Grandi polemiche per la decisione del Brasile di affondare in mare aperto una nave portaerei dismessa piena di amianto e altro materiale tossico. Le autorità avevano cercato a lungo un porto disposto ad accoglierla, senza tuttavia trovarlo. Da qui l’affondamento “pianificato e controllato” nell’Oceano Atlantico. Immediata la protesta delle organizzazioni ambientaliste.
La nave, denominata San Paolo, era lunga 266 metri ed era stata costruita 60 anni fa. La marina brasiliana, come reso noto in un comunicato ufficiale, l’ha inabissata nel pomeriggio di venerdì 3 febbraio in un’area dell’Atlantico profonda 5.000 metri e a una distanza di 350 km dalla costa del Paese.

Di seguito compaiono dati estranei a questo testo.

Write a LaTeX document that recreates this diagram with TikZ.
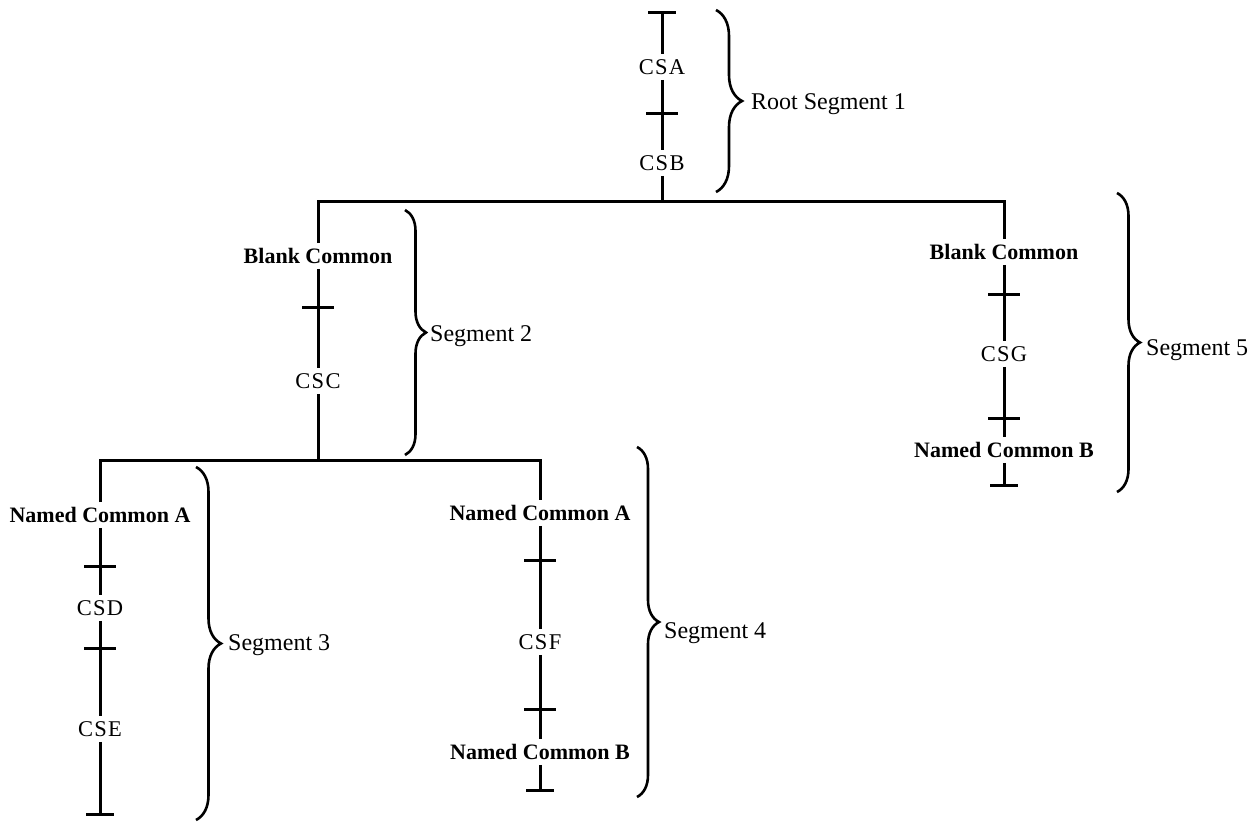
\documentclass[tikz,border=0pt]{standalone}
\usepackage{fontspec}
\setmainfont{Liberation Serif}
\newfontfamily\csfont[LetterSpace=6]{Liberation Serif}
\usepackage{tikz}
\usetikzlibrary{decorations.pathreplacing}
\tikzstyle{seg} = [line width=3pt]
\tikzstyle{cs} = [font=\fontsize{22.5}{26}\selectfont\csfont, inner sep=5pt]
\tikzstyle{common} = [font=\fontsize{22}{26}\selectfont\bfseries, inner sep=5pt]
\tikzstyle{lbl} = [font=\fontsize{24}{28}\selectfont, anchor=west, inner sep=0pt]
\tikzstyle{brc} = [line width=2.6pt, decorate, decoration={brace, aspect=0.5}]

\begin{document}
\begin{tikzpicture}[x=1pt, y=-1pt]
\useasboundingbox (0,0) rectangle (1252,822);

% Root segment
\coordinate (topA) at (662,12);
\node[cs] (csa) at (662,67) {CSA};
\coordinate (tickA) at (662,113);
\node[cs] (csb) at (662,163) {CSB};
\coordinate (j1) at (662,201);
\draw[seg] (topA) -- (csa) -- (tickA) -- (csb) -- (j1);

% Segment 2
\node[common] (bc2) at (318,256) {Blank Common};
\coordinate (tickC) at (318,307);
\node[cs] (csc) at (318,381) {CSC};
\coordinate (j2) at (318,460);
\draw[seg] (bc2) -- (tickC) -- (csc) -- (j2);

% Segment 5
\node[common] (bc5) at (1004,252) {Blank Common};
\coordinate (tickG1) at (1004,294);
\node[cs] (csg) at (1004,354) {CSG};
\coordinate (tickG2) at (1004,418);
\node[common] (ncb5) at (1004,450) {Named Common B};
\coordinate (endG) at (1004,485);
\draw[seg] (bc5) -- (tickG1) -- (csg) -- (tickG2) -- (ncb5) -- (endG);

% Segment 3
\node[common] (nca3) at (100,515) {Named Common A};
\coordinate (tickD1) at (100,566);
\node[cs] (csd) at (100,608) {CSD};
\coordinate (tickD2) at (100,648);
\node[cs] (cse) at (100,729) {CSE};
\coordinate (endE) at (100,814);
\draw[seg] (nca3) -- (tickD1) -- (csd) -- (tickD2) -- (cse) -- (endE);

% Segment 4
\node[common] (nca4) at (540,513) {Named Common A};
\coordinate (tickF1) at (540,560);
\node[cs] (csf) at (540,642) {CSF};
\coordinate (tickF2) at (540,709);
\node[common] (ncb4) at (540,752) {Named Common B};
\coordinate (endF) at (540,790);
\draw[seg] (nca4) -- (tickF1) -- (csf) -- (tickF2) -- (ncb4) -- (endF);

% Tree links
\draw[seg] (bc2) |- (j1) -| (bc5);
\draw[seg] (nca3) |- (j2) -| (nca4);

% Ticks and end bars
\foreach \t in {tickA,tickC,tickG1,tickG2,tickD1,tickD2,tickF1,tickF2}
  \draw[seg] ([xshift=-16pt]\t) -- ([xshift=16pt]\t);
\foreach \t in {topA,endG,endE,endF}
  \draw[seg] ([xshift=-14pt]\t) -- ([xshift=14pt]\t);

% Braces
\draw[brc, decoration={amplitude=26pt}] (716,10) -- (716,192);
\node[lbl] (seg1) at (751,104) {Root Segment 1};
\draw[brc, decoration={amplitude=21pt}] (405,210) -- (405,455);
\node[lbl] (seg2) at (430,336) {Segment 2};
\draw[brc, decoration={amplitude=25pt}] (196,467) -- (196,820);
\node[lbl] (seg3) at (228,645) {Segment 3};
\draw[brc, decoration={amplitude=22pt}] (637,447) -- (637,797);
\node[lbl] (seg4) at (664,633) {Segment 4};
\draw[brc, decoration={amplitude=23pt}] (1117,193) -- (1117,492);
\node[lbl] (seg5) at (1146,350) {Segment 5};
\end{tikzpicture}
\end{document}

Secondo le autorità l’affondamento era ormai l’unica soluzione possibile, nonostante il mezzo contenesse al suo interno amianto, metalli pesanti e vernici.
Nonostante le motivazioni diffuse dai funzionari dello Stato brasiliano, gli ambientalisti sono subito insorti criticando la decisione ed evidenziando come tutti i materiali tossici della San Paolo possano adesso inquinare la catena alimentare marina dell’area. Secondo le Ong Greenpeace, Sea Shepherd e Basel Action Network si è verificata “una violazione di tre trattati internazionali”.
Il naufragio della portaerei, descritta come “un pacco tossico di 30.000 tonnellate”, causerà danni incontrollabili, hanno avvertito, con impatti anche per le comunità costiere. “C’erano misure concrete e responsabili dal punto di vista ambientale che sarebbero potute essere adottate ma, ancora una volta, è stata trascurata l’importanza di proteggere gli oceani, che sono vitali per la vita sul pianeta”, ha affermato Leandro Ramos, direttore dei programmi di Greenpeace Brasile.